Rounding Almost Commuting Hamiltonians
This work provides the first efficient rounding method for almost commuting Hamiltonians, extending classical complexity results and algorithmic tools to a broader class of quantum many-body systems.
The authors develop an algorithmic rounding technique that maps any almost commuting 2-local qubit Hamiltonian to a nearby commuting one, with distance O(m ε^{1/6}), and show that δ-approximations to the ground energy for such Hamiltonians lie in NP when δ ≫ m ε^{1/6}. They also apply the method to Gibbs sampling and fast Hamiltonian simulation.

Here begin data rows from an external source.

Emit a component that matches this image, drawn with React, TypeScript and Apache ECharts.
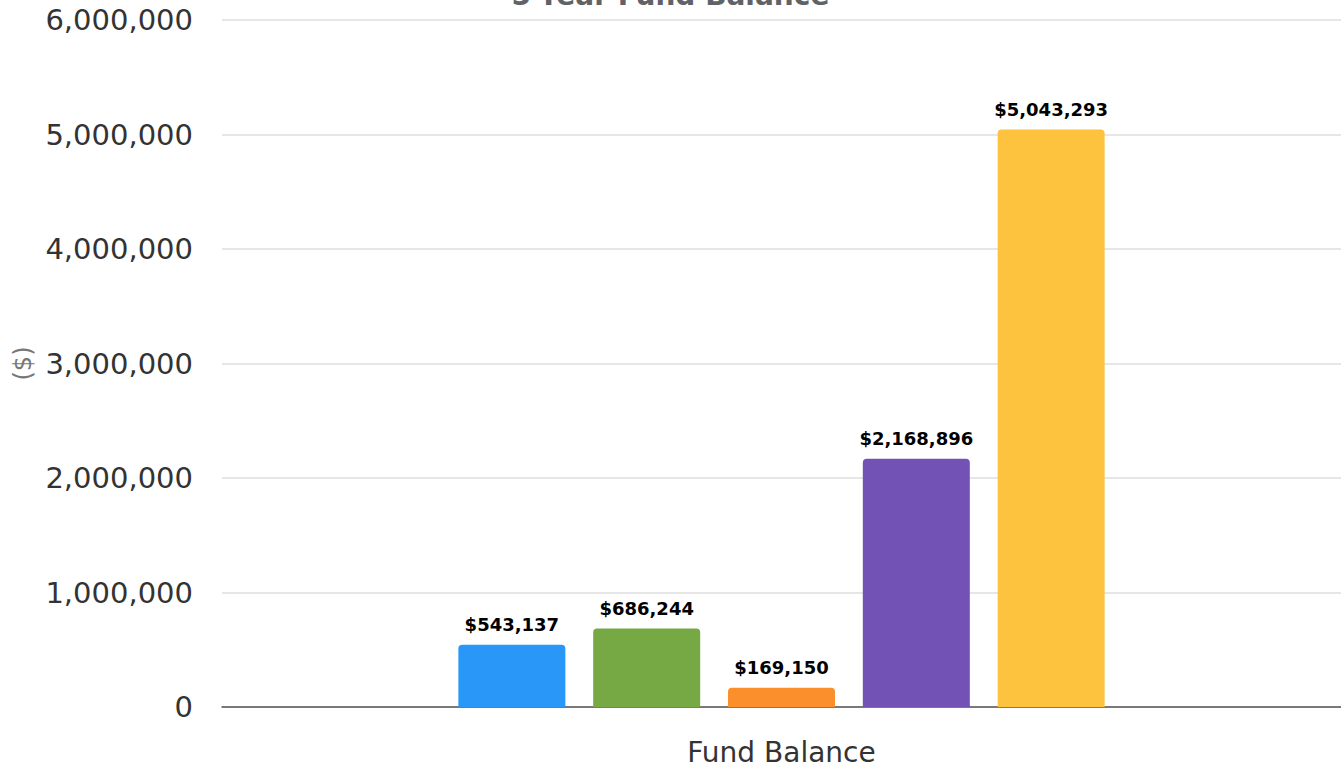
import React, { useEffect, useRef } from "react";
import * as echarts from "echarts";

const categories = ["Fund Balance"];
const seriesNames = ["Year 1", "Year 2", "Year 3", "Year 4", "Year 5"];
const seriesValues = [543137, 686244, 169150, 2168896, 5043293];
const seriesColors = ["#2997f8", "#76a943", "#fb8f2c", "#7352b6", "#fdc23e"];
const yTicks = { min: 0, max: 6000000, interval: 1000000 };

const FONT = "DejaVu Sans";

export default function App() {
  const ref = useRef<HTMLDivElement>(null);
  useEffect(() => {
    if (!ref.current) return;
    const chart = echarts.init(ref.current, undefined, { renderer: "svg" });
    chart.setOption({
      animation: false,
      title: {
        text: "5-Year Fund Balance",
        left: "center",
        top: -24,
        textStyle: { fontFamily: FONT, fontSize: 28, fontWeight: "bold", color: "#5f6368" },
      },
      grid: { left: 222, right: 0, top: 20, bottom: 60, containLabel: false },
      xAxis: {
        type: "category",
        data: categories,
        axisTick: { show: false },
        axisLine: { lineStyle: { color: "#555555", width: 1.5 } },
        axisLabel: { fontFamily: FONT, fontSize: 28, lineHeight: 28, color: "#333333", margin: 31 },
      },
      yAxis: {
        type: "value",
        min: yTicks.min,
        max: yTicks.max,
        interval: yTicks.interval,
        name: "($)",
        nameLocation: "middle",
        nameGap: 186,
        nameRotate: 90,
        nameTextStyle: { fontFamily: FONT, fontSize: 24, color: "#777777" },
        axisLine: { show: false },
        axisTick: { show: false },
        splitLine: { lineStyle: { color: "#e6e6e6", width: 2 } },
        axisLabel: {
          fontFamily: FONT,
          fontSize: 29,
          color: "#333333",
          margin: 29,
          formatter: (v: number) => v.toLocaleString("en-US"),
        },
      },
      series: seriesNames.map((name, i) => ({
        name,
        type: "bar",
        data: [seriesValues[i]],
        barWidth: 107,
        barGap: "26%",
        itemStyle: { color: seriesColors[i], borderRadius: [4, 4, 0, 0] },
        label: {
          show: true,
          position: "top",
          distance: 11,
          fontFamily: FONT,
          fontSize: 18,
          fontWeight: "bold",
          color: "#000000",
          formatter: (p: any) => "$" + Number(p.value).toLocaleString("en-US"),
        },
      })),
    });
    return () => chart.dispose();
  }, []);
  return <div ref={ref} style={{ width: 1341, height: 767, position: "absolute", left: 0, top: 0 }} />;
}
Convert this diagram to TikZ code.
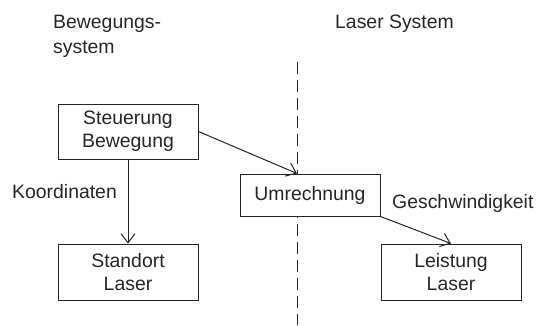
\documentclass[tikz,border=0pt]{standalone}
\usepackage{fontspec}
\setmainfont{Liberation Sans}
\usetikzlibrary{arrows.meta}
\begin{document}
\begin{tikzpicture}[x=1pt,y=-1pt,
  every node/.style={font=\fontsize{19.4}{23}\selectfont, text=black!85},
  box/.style={draw=black!85, fill=white, line width=1pt, minimum width=140pt, inner sep=0pt, align=center},
  lbl/.style={anchor=base west, inner sep=0pt},
  conn/.style={draw=black!85, line width=1pt, -{Straight Barb[length=9pt,width=14pt,line width=1pt]}},
  sep/.style={draw=black!85, line width=1pt, dash pattern=on 12pt off 6pt}]
\useasboundingbox (0,0) rectangle (537,325);
% separator
\coordinate (dtop) at (297,62);
\coordinate (dbot) at (297,325);
\draw[sep] (dtop) -- (dbot);
% headings
\node[lbl] (h1) at (53,28) {Bewegungs-};
\node[lbl] (h2) at (53,53) {system};
\node[lbl] (h3) at (335,28) {Laser System};
% boxes
\node[box, minimum height=55pt] (st) at (128,131.5) {Steuerung\\Bewegung};
\node[box, minimum height=56pt] (sl) at (128,272) {Standort\\Laser};
\node[box, minimum height=42pt] (um) at (310,195) {Umrechnung};
\node[box, minimum height=56pt] (ll) at (451,272) {Leistung\\Laser};
% labels
\node[lbl] (k) at (12,198) {Koordinaten};
\node[lbl] (g) at (392,208) {Geschwindigkeit};
% connectors
\draw[conn] (st.east) -- (um.north -| dtop);
\draw[conn] (st.south) -- (sl.north);
\draw[conn] (um.south east) -- (ll.north);
\end{tikzpicture}
\end{document}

Commuting Hamiltonians lie at the boundary between classical constraint satisfaction and quantum many-body physics, exhibiting rich quantum structure while remaining more tractable than general noncommuting models. In contrast, physical Hamiltonians are rarely exactly commuting, which naturally motivates the study of almost commuting Hamiltonians. Despite their relevance, the implications of approximate commutation are only poorly understood. In this work, we show how to efficiently approximate any almost commuting $2$-local qubit Hamiltonian by a commuting one: we give a locality-preserving algorithmic rounding technique that maps any $2$-local Hamiltonian $H=\sum_{i=1}^m h_i$ with $\|[h_i,h_j]\| \leq ε$ to a nearby Hamiltonian $\hat{H}$ whose terms pair-wise commute, and which is within overall distance $\|H-\hat{H}\| = O(m\,ε^{1/6})$. As a consequence, we show that $δ$-approximations to the ground energy for $ε$-almost commuting $2$-local qubit Hamiltonians lie in $\mathsf{NP}$ when $δ\gg mε^{1/6}$, extending the classical containment well beyond the commuting setting. Finally, we present two applications of our rounding framework: Gibbs sampling and fast Hamiltonian simulation for almost commuting systems.